### Material to process
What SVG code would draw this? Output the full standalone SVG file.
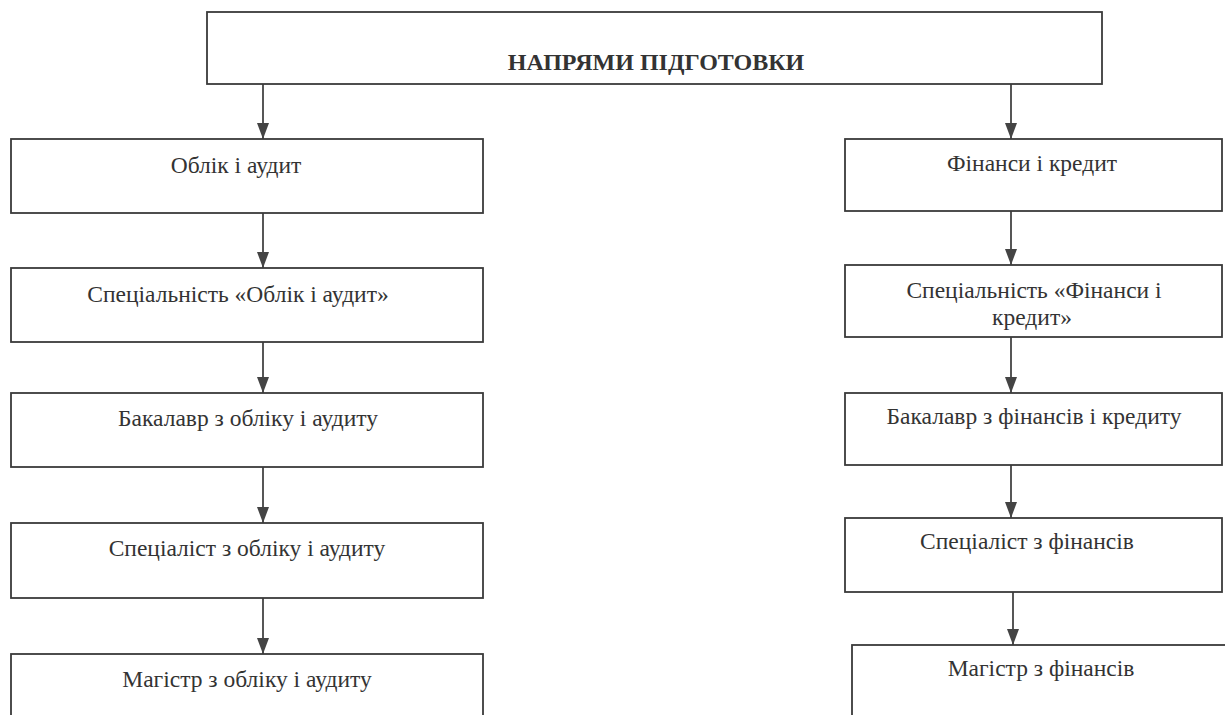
<svg xmlns="http://www.w3.org/2000/svg" width="1225" height="715" viewBox="0 0 1225 715">
<style>
.box{fill:#fff;stroke:#3a3a3a;stroke-width:1.8}
.t{font-family:"Liberation Serif","Times New Roman",serif;font-size:23.5px;fill:#333;text-anchor:middle}
.h{font-family:"Liberation Serif","Times New Roman",serif;font-size:24px;font-weight:bold;fill:#333;text-anchor:middle}
.c{stroke:#444;stroke-width:1.8;fill:none;marker-end:url(#ah)}
</style>
<defs>
<marker id="ah" markerWidth="16" markerHeight="12" refX="16" refY="6" orient="auto" markerUnits="userSpaceOnUse" viewBox="0 0 16 12">
<path d="M0,0 L16,6 L0,12 Z" fill="#444"/>
</marker>
</defs>
<rect width="1225" height="715" fill="#fff"/>
<g id="connectors">
<line class="c" x1="263" y1="84" x2="263" y2="139"/>
<line class="c" x1="263" y1="213" x2="263" y2="268"/>
<line class="c" x1="263" y1="342" x2="263" y2="393"/>
<line class="c" x1="263" y1="467" x2="263" y2="523"/>
<line class="c" x1="263" y1="598" x2="263" y2="654"/>
<line class="c" x1="1011" y1="84" x2="1011" y2="139"/>
<line class="c" x1="1011" y1="211" x2="1011" y2="265"/>
<line class="c" x1="1011" y1="337" x2="1011" y2="393"/>
<line class="c" x1="1011" y1="465" x2="1011" y2="518"/>
<line class="c" x1="1013" y1="592" x2="1013" y2="645"/>
</g>
<g id="n-top">
<rect class="box" x="207" y="12" width="895" height="72"/>
<text class="h" x="656" y="70">НАПРЯМИ ПІДГОТОВКИ</text>
</g>
<g id="n-l1">
<rect class="box" x="11" y="139" width="472" height="74"/>
<text class="t" x="236" y="173">Облік і аудит</text>
</g>
<g id="n-l2">
<rect class="box" x="11" y="268" width="472" height="74"/>
<text class="t" x="238" y="302">Спеціальність «Облік і аудит»</text>
</g>
<g id="n-l3">
<rect class="box" x="11" y="393" width="472" height="74"/>
<text class="t" x="248" y="426">Бакалавр з обліку і аудиту</text>
</g>
<g id="n-l4">
<rect class="box" x="11" y="523" width="472" height="75"/>
<text class="t" x="247" y="556">Спеціаліст з обліку і аудиту</text>
</g>
<g id="n-l5">
<rect class="box" x="11" y="654" width="472" height="70"/>
<text class="t" x="247" y="687">Магістр з обліку і аудиту</text>
</g>
<g id="n-r1">
<rect class="box" x="845" y="139" width="377" height="72"/>
<text class="t" x="1032" y="171">Фінанси і кредит</text>
</g>
<g id="n-r2">
<rect class="box" x="845" y="265" width="377" height="72"/>
<text class="t" x="1034" y="298">Спеціальність «Фінанси і</text>
<text class="t" x="1032" y="325">кредит»</text>
</g>
<g id="n-r3">
<rect class="box" x="845" y="393" width="377" height="72"/>
<text class="t" x="1034" y="424">Бакалавр з фінансів і кредиту</text>
</g>
<g id="n-r4">
<rect class="box" x="845" y="518" width="377" height="74"/>
<text class="t" x="1027" y="549">Спеціаліст з фінансів</text>
</g>
<g id="n-r5">
<rect class="box" x="852" y="645" width="380" height="80"/>
<text class="t" x="1041" y="676">Магістр з фінансів</text>
</g>
</svg>
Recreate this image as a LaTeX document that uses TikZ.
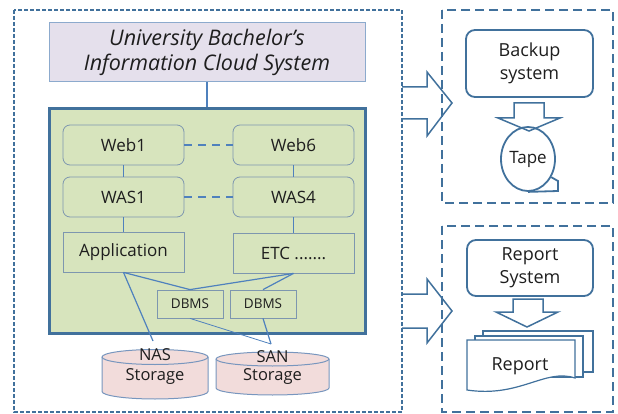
\documentclass[tikz,border=0pt]{standalone}
\usepackage{fontspec}
\setmainfont{Open Sans}
\usetikzlibrary{shapes.geometric}

\definecolor{dashblue}{RGB}{65,113,156}
\definecolor{titlefill}{RGB}{229,224,236}
\definecolor{titleedge}{RGB}{140,170,205}
\definecolor{tiergreen}{RGB}{215,228,189}
\definecolor{boxedge}{RGB}{125,150,175}
\definecolor{linkblue}{RGB}{79,129,189}
\definecolor{storefill}{RGB}{242,220,219}
\definecolor{storeedge}{RGB}{120,150,190}
\definecolor{textdark}{RGB}{30,30,30}

\begin{document}
\begin{tikzpicture}[x=1pt,y=-1pt,
  outerdash/.style={draw=dashblue, line width=2pt, dash pattern=on 4pt off 2pt},
  sidedash/.style={draw=dashblue, line width=1.8pt, dash pattern=on 9pt off 5pt},
  tier/.style={draw=boxedge, fill=tiergreen, line width=0.8pt, rounded corners=7pt,
    minimum width=121pt, minimum height=40pt, inner sep=0pt, text=textdark,
    font=\fontsize{17}{20}\selectfont},
  appbox/.style={tier, rounded corners=0pt},
  dbbox/.style={draw=boxedge, fill=tiergreen, line width=0.8pt, minimum width=66pt,
    minimum height=28pt, inner sep=0pt, text=textdark, font=\fontsize{13.5}{16}\selectfont},
  link/.style={draw=linkblue, line width=1.2pt},
  peer/.style={draw=linkblue, line width=1.6pt, dash pattern=on 8pt off 6pt},
  sysbox/.style={draw=dashblue, line width=1.8pt, rounded corners=9pt, align=center,
    inner sep=0pt, text=textdark, font=\fontsize{18}{23}\selectfont},
  blockarrow/.style={draw=dashblue, line width=1.5pt, line join=miter},
  storage/.style={fill=storefill, draw=storeedge, line width=1pt},
  label/.style={align=center, inner sep=0pt, text=textdark}]
\useasboundingbox (0,0) rectangle (618,414);

% dashed frames
\draw[outerdash] (14,10) rectangle (402,412);
\draw[sidedash] (442,10) rectangle (613,203);
\draw[sidedash] (442,226) rectangle (613,412);

% title and cloud platform
\node[draw=titleedge, fill=titlefill, line width=1pt, minimum width=316pt, minimum height=59pt,
  align=center, text=textdark, font=\itshape\fontsize{21.5}{25}\selectfont]
  (title) at (207,52.5) {University Bachelor's\\Information Cloud System};
\node[draw=dashblue, fill=tiergreen, line width=3pt, minimum width=316pt, minimum height=224pt]
  (cloud) at (207,221) {};
\draw[link] (title) -- (cloud);

% server tiers
\node[tier] (web1) at (123.5,145) {Web1};
\node[tier] (web6) at (293.5,145) {Web6};
\node[tier] (was1) at (123.5,197) {WAS1};
\node[tier] (was4) at (293.5,197) {WAS4};
\node[appbox] (app) at (123.5,252) {Application};
\node[appbox] (etc) at (293.5,253) {ETC .......};
\node[dbbox] (db1) at (190,304) {DBMS};
\node[dbbox] (db2) at (263,304) {DBMS};

\draw[peer] (web1) -- (web6);
\draw[peer] (was1) -- (was4);
\draw[link] (web1) -- (was1);
\draw[link] (web6) -- (was4);
\draw[link] (was1) -- (app);
\draw[link] (was4) -- (etc);

\coordinate (nasin) at (153,341);
\coordinate (sanin) at (271,344);
\draw[link] (app.south) -- (db1.north);
\draw[link] (etc.south) -- (db1.north);
\draw[link] (etc.south) -- (db2.north);
\draw[link] (app.south) -- (nasin);
\draw[link, line width=0.8pt] (db1.south) -- (sanin);
\draw[link] (db2.south) -- (sanin);

% storage cylinders
\path[storage] (102,357) -- (102,391.5) arc[start angle=180, end angle=360, x radius=53pt, y radius=7.5pt]
  -- (208,357) arc[start angle=0, end angle=180, x radius=53pt, y radius=7.5pt] -- cycle;
\draw[storeedge, line width=1pt] (102,357) arc[start angle=180, end angle=360, x radius=53pt, y radius=7.5pt];
\path[storage] (216,359) -- (216,388) arc[start angle=180, end angle=360, x radius=56.5pt, y radius=7pt]
  -- (329,359) arc[start angle=0, end angle=180, x radius=56.5pt, y radius=7pt] -- cycle;
\draw[storeedge, line width=1pt] (216,359) arc[start angle=180, end angle=360, x radius=56.5pt, y radius=7pt];
\node[label, font=\fontsize{16.5}{20}\selectfont] (nas) at (155,367) {NAS\\Storage};
\node[label, font=\fontsize{16.5}{18}\selectfont] (san) at (272.5,368) {SAN\\Storage};

% arrows out of the platform
\draw[blockarrow] (402,87) -- (427,87) -- (427,72) -- (452,103) -- (427,136) -- (427,119) -- (402,119);
\draw[blockarrow] (402,294) -- (427,294) -- (427,279) -- (452,311) -- (427,343) -- (427,328) -- (402,328);

% backup branch
\node[sysbox, minimum width=127pt, minimum height=67pt] (backup) at (529.5,63.5) {Backup\\system};
\draw[blockarrow] (514,103) -- (544,103) -- (544,118) -- (560,118) -- (529,131) -- (498,118) -- (514,118) -- cycle;
\node[ellipse, draw=dashblue, line width=1.8pt, minimum width=54pt, minimum height=64pt, inner sep=0pt,
  text=textdark, font=\fontsize{17}{20}\selectfont] (tape) at (528,159) {Tape};
\draw[dashblue, line width=1.8pt, line join=miter] (tape.south) -- (558,191) -- (558,181) -- (tape.-38);

% report branch
\node[sysbox, minimum width=126pt, minimum height=56pt] (report) at (530,268) {Report\\System};
\draw[blockarrow] (513,299) -- (543,299) -- (543,312) -- (558,312) -- (527,327) -- (496,312) -- (513,312) -- cycle;
\filldraw[fill=white, draw=dashblue, line width=1.2pt] (483,331) rectangle (593,372);
\filldraw[fill=white, draw=dashblue, line width=1.2pt] (475,336) rectangle (583,377);
\filldraw[fill=white, draw=dashblue, line width=1.2pt] (467,340) -- (575,340) -- (575,378)
  .. controls (545,368) and (520,398) .. (467,390) -- cycle;
\node[label, font=\fontsize{18}{22}\selectfont] (doc) at (520,366) {Report};
\end{tikzpicture}
\end{document}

### Direction
Where a line above includes "this", copy that line.

### Solution
What SVG code would draw this? Output the full standalone SVG file.
Recreate this image as a LaTeX document that uses TikZ.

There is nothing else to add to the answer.